Exercise details
Extract the lines that hold the string "with".

Information given
============

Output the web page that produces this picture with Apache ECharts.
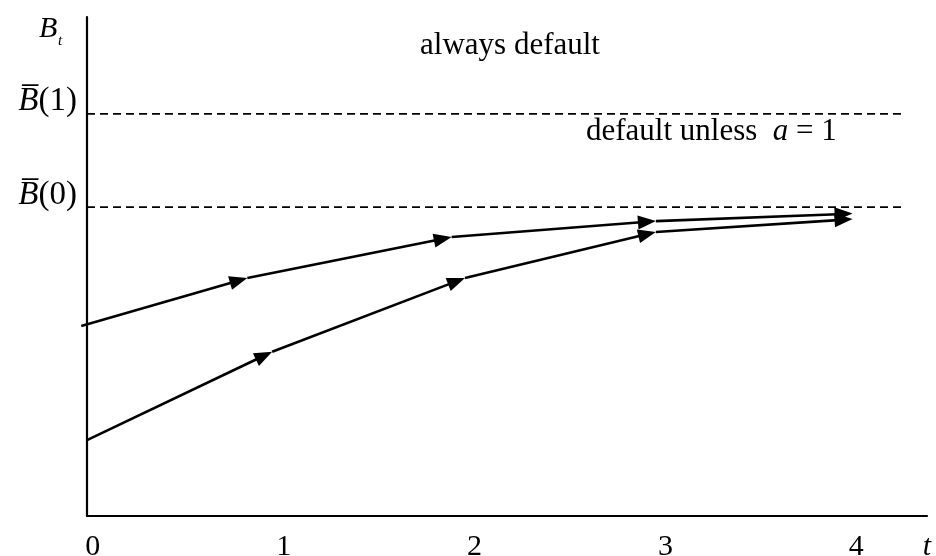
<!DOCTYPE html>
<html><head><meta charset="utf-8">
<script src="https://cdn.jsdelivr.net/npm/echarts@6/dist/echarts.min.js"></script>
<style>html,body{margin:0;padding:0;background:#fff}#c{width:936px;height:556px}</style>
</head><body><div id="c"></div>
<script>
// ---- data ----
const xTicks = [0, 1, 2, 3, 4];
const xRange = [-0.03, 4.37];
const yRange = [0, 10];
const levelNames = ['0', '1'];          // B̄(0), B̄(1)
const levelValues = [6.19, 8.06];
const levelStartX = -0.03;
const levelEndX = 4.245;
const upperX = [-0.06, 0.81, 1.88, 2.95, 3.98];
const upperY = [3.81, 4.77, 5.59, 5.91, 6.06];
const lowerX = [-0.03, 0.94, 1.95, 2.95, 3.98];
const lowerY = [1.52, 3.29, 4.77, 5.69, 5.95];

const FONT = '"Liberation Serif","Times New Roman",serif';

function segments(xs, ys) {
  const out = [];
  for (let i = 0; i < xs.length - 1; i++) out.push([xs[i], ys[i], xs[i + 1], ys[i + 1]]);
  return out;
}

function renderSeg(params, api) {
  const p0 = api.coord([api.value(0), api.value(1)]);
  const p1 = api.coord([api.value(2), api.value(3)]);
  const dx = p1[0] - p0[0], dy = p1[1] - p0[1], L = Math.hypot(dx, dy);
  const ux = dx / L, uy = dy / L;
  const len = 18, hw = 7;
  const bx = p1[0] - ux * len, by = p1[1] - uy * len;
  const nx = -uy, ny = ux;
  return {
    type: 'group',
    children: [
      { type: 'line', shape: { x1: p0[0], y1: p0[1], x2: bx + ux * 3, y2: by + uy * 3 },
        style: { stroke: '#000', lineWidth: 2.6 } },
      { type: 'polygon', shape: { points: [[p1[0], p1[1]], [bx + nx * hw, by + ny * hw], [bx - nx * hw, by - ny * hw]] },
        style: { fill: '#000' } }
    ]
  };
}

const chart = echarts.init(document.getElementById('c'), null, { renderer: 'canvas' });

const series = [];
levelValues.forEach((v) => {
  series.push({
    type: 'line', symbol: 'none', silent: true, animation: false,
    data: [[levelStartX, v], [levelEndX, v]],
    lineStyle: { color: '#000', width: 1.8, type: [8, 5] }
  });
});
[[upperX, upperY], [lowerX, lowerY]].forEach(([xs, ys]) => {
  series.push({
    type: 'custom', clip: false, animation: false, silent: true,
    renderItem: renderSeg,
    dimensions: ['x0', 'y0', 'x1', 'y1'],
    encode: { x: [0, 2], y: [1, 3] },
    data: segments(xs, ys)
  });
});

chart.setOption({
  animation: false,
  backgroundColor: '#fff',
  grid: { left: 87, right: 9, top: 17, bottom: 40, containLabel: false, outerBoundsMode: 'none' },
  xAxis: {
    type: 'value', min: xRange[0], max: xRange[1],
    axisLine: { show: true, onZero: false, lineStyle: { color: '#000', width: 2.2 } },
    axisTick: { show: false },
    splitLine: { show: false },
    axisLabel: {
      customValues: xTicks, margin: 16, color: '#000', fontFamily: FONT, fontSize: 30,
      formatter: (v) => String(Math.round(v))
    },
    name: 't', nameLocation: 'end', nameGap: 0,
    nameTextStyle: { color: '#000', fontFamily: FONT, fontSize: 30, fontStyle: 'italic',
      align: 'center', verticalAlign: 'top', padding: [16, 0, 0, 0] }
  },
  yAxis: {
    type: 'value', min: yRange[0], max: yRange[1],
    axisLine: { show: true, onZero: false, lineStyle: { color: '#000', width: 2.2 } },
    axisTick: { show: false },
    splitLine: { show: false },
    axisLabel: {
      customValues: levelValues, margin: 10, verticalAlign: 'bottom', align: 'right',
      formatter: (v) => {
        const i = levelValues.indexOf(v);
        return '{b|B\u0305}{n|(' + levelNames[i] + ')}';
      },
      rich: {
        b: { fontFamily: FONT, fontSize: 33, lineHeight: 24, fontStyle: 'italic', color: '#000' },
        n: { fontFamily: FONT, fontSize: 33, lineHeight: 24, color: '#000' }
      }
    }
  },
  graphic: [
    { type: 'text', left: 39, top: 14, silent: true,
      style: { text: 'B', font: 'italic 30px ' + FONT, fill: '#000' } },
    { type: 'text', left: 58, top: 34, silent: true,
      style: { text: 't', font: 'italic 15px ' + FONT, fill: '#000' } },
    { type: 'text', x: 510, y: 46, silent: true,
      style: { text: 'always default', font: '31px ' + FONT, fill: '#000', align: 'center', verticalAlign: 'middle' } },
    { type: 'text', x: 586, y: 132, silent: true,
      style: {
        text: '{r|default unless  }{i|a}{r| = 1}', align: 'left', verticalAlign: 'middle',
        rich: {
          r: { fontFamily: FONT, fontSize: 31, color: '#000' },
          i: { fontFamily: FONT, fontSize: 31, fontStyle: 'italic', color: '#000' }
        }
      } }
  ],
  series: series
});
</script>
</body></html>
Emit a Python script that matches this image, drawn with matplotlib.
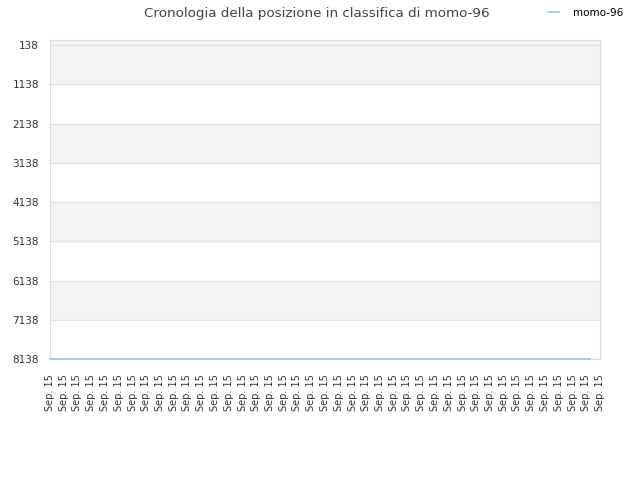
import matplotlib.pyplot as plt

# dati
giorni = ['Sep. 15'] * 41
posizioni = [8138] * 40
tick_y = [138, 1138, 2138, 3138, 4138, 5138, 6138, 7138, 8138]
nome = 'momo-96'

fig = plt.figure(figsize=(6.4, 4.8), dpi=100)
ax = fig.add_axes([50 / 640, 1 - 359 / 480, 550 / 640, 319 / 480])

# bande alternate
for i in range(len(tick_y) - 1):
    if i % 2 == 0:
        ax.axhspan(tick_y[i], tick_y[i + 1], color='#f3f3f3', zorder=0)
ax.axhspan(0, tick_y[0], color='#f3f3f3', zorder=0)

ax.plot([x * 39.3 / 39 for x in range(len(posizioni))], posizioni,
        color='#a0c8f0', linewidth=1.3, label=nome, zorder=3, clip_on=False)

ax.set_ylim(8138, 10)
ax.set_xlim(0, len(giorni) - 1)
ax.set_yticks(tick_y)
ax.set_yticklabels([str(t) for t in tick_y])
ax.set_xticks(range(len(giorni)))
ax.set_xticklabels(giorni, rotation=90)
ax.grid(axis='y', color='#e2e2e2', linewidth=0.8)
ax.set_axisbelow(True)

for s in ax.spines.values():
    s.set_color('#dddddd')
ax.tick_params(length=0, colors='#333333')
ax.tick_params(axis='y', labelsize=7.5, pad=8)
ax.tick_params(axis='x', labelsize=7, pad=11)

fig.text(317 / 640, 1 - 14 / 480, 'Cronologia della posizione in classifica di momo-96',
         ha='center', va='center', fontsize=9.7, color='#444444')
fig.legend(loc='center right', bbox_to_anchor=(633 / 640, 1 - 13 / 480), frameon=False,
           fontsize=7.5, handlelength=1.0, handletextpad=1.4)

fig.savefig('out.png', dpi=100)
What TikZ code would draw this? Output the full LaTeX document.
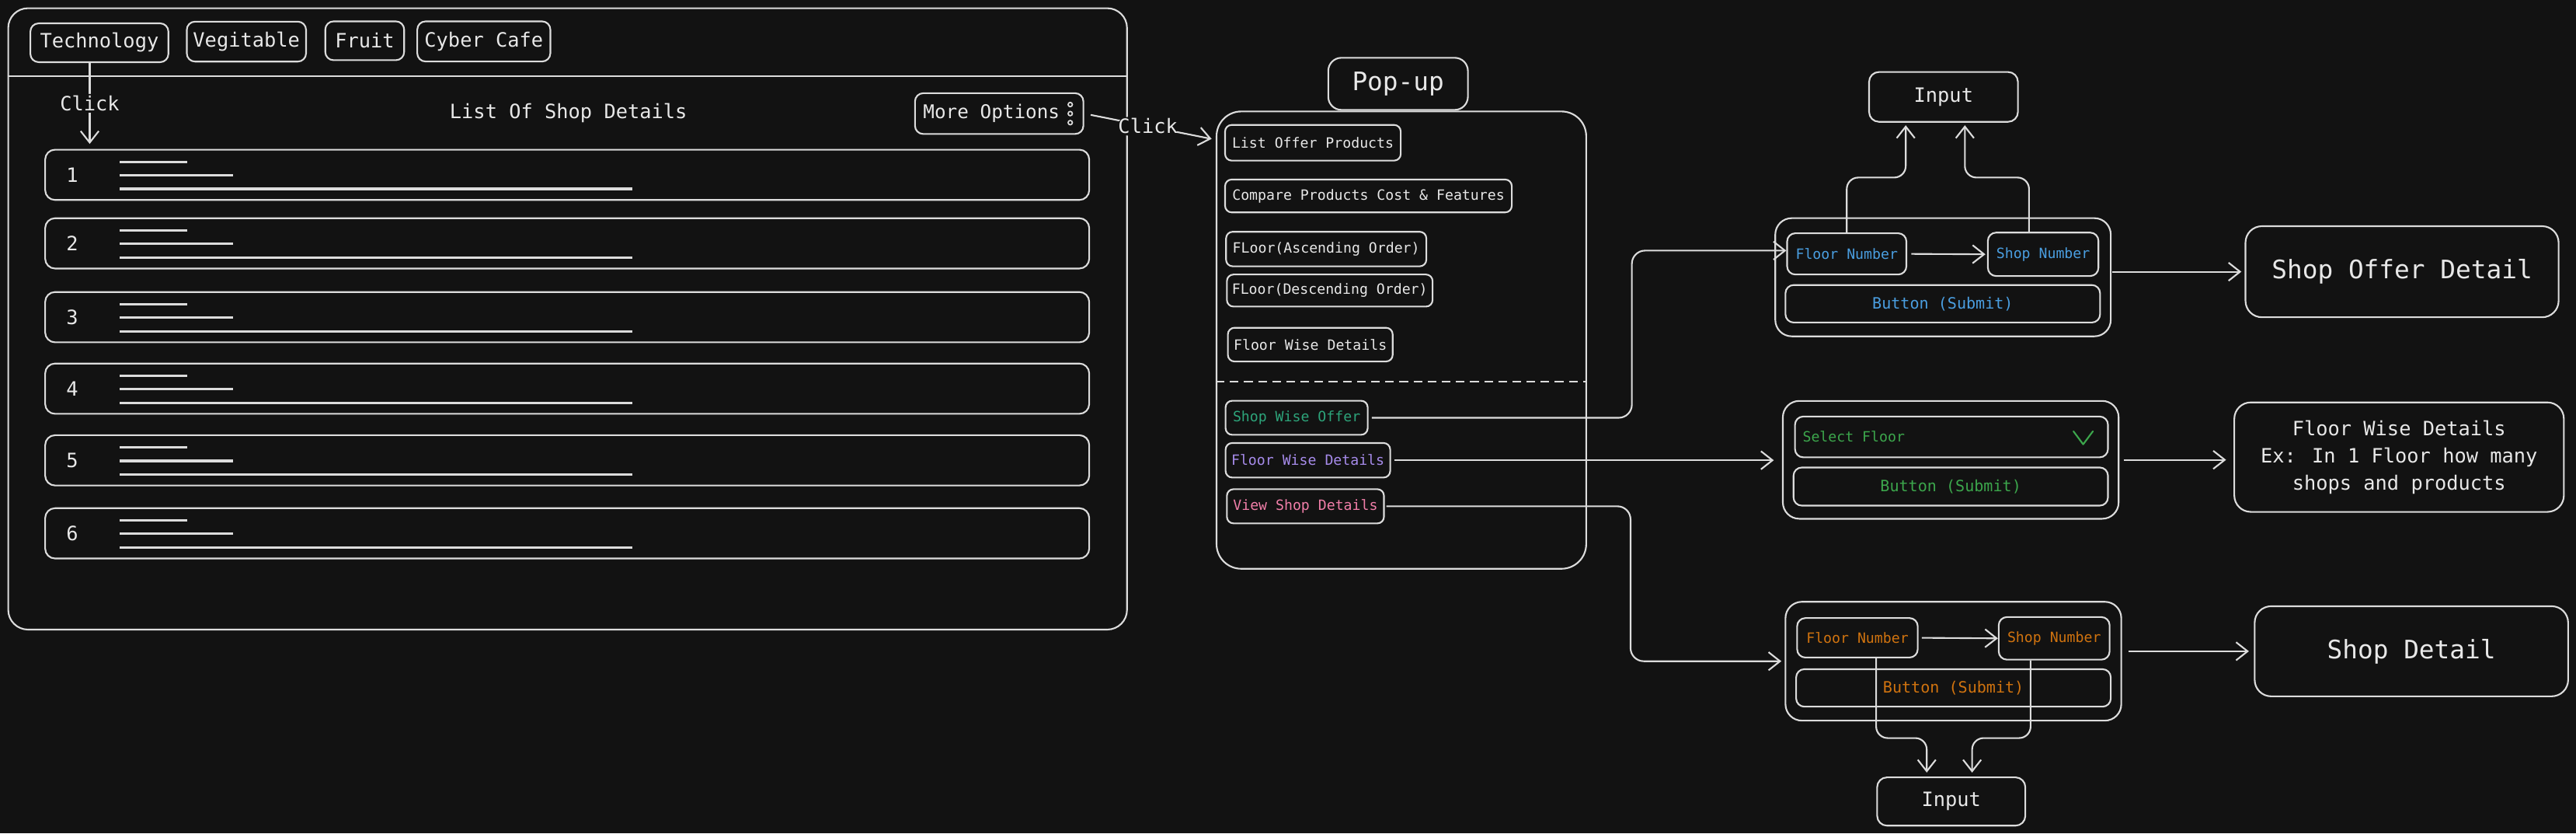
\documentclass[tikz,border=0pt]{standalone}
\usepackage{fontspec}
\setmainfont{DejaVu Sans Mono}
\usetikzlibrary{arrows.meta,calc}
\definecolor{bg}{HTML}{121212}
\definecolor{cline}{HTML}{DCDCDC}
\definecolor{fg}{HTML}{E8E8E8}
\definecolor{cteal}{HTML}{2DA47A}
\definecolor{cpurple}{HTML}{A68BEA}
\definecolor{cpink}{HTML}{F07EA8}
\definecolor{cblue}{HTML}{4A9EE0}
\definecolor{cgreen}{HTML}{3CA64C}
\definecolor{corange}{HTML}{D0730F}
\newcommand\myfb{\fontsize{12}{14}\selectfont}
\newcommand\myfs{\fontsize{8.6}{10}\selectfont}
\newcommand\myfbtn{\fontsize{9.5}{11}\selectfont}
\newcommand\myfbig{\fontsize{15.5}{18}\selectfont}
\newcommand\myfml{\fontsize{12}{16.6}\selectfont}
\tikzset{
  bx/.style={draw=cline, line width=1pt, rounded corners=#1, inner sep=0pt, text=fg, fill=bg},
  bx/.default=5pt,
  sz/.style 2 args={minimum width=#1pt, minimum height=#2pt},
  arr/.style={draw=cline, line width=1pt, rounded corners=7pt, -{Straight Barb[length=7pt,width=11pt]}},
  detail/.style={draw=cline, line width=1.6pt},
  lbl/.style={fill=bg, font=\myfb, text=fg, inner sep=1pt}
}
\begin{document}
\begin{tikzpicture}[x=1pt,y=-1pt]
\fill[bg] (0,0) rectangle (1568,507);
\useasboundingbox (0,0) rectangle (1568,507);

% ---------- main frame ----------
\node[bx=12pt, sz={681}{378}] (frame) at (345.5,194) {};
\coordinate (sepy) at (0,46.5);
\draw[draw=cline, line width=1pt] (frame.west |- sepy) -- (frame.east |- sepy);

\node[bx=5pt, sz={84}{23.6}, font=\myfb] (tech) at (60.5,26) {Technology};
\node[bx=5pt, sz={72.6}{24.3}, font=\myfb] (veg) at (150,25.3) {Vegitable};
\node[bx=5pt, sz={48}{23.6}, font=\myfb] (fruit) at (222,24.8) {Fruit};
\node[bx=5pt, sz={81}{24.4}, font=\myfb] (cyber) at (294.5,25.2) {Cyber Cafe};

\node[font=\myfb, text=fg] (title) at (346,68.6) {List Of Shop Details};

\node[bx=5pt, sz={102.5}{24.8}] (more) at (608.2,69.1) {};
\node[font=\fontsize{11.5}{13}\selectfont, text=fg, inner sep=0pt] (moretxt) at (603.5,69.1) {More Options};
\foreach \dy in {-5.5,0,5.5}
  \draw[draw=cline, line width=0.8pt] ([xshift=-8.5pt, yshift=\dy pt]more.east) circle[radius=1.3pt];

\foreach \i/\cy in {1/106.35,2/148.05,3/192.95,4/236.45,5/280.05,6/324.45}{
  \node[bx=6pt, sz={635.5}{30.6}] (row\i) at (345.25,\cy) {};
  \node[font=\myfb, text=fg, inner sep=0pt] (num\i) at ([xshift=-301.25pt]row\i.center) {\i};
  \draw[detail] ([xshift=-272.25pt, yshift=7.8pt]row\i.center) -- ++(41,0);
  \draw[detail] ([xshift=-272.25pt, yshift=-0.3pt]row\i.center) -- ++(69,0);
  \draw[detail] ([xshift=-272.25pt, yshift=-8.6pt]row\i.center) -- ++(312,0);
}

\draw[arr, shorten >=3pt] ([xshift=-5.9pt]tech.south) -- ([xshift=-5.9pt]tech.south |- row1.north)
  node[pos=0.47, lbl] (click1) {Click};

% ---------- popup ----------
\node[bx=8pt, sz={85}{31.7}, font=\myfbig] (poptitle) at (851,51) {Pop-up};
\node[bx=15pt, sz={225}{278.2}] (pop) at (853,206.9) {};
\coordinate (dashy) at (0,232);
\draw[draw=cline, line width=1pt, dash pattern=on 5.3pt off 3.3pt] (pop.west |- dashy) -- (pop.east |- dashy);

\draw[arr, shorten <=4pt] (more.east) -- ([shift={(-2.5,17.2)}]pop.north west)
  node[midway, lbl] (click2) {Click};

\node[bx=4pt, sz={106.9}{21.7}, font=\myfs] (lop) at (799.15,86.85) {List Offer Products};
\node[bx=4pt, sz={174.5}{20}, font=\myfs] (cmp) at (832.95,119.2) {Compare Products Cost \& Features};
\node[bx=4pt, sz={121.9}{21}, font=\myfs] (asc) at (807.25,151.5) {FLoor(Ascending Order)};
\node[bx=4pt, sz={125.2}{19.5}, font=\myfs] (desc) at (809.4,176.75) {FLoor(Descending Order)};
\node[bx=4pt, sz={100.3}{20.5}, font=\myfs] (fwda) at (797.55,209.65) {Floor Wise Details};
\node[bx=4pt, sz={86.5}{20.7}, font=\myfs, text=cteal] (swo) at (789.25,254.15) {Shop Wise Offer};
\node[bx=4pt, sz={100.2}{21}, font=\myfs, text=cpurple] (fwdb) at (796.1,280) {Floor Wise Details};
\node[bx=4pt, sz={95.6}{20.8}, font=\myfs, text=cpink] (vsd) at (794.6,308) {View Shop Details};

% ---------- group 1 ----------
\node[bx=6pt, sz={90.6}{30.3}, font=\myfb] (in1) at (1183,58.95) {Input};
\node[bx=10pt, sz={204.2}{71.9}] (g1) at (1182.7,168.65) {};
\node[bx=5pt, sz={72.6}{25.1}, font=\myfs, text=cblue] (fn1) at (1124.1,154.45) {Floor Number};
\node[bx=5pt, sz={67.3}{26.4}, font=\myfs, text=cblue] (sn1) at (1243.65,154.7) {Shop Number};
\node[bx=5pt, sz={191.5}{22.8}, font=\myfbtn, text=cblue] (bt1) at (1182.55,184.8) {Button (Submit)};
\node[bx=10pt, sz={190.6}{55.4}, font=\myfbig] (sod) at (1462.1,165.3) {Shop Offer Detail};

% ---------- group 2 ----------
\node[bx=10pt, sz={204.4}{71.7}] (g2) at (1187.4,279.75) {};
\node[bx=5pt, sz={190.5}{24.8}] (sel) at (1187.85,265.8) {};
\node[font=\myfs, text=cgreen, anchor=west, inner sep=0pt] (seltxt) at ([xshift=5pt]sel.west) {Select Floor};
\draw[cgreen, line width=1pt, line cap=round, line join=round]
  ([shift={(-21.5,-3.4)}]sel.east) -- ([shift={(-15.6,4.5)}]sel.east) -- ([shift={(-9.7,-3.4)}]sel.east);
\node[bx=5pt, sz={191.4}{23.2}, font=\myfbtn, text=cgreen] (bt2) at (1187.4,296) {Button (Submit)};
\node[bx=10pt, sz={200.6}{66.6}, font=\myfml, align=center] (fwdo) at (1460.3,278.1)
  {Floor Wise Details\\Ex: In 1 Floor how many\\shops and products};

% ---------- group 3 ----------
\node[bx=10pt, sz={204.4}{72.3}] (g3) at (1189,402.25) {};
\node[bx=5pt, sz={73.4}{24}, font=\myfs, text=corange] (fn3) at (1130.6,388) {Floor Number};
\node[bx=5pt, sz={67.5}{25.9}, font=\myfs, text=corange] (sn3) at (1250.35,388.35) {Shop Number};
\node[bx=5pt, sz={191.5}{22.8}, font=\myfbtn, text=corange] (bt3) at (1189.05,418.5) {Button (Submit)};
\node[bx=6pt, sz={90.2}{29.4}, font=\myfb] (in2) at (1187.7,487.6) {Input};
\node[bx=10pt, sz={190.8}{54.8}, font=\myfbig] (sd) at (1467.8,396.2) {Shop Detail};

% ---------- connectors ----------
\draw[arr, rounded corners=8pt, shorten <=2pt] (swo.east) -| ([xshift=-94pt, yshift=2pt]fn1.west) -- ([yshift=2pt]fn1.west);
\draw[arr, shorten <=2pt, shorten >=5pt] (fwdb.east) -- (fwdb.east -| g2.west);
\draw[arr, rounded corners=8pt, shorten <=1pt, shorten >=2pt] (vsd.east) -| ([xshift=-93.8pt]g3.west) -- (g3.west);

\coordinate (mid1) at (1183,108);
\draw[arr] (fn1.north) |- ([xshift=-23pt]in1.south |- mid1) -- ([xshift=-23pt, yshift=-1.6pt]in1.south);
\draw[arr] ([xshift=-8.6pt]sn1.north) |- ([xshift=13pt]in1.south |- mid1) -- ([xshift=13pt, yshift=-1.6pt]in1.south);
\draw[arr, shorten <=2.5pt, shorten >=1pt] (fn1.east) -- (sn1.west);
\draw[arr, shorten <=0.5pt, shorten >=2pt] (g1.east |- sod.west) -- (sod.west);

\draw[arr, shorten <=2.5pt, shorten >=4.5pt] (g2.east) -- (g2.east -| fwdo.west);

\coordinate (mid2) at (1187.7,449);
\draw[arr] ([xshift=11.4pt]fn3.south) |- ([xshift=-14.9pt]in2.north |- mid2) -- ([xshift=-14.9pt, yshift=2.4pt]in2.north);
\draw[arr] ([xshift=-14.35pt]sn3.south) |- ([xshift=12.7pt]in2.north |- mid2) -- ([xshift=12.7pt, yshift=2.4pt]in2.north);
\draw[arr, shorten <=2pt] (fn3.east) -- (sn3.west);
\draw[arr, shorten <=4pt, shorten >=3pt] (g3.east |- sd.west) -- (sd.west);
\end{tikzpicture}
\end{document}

============

The result
Output the web page that produces this picture with Apache ECharts.
Emit a Python script that matches this image, drawn with matplotlib.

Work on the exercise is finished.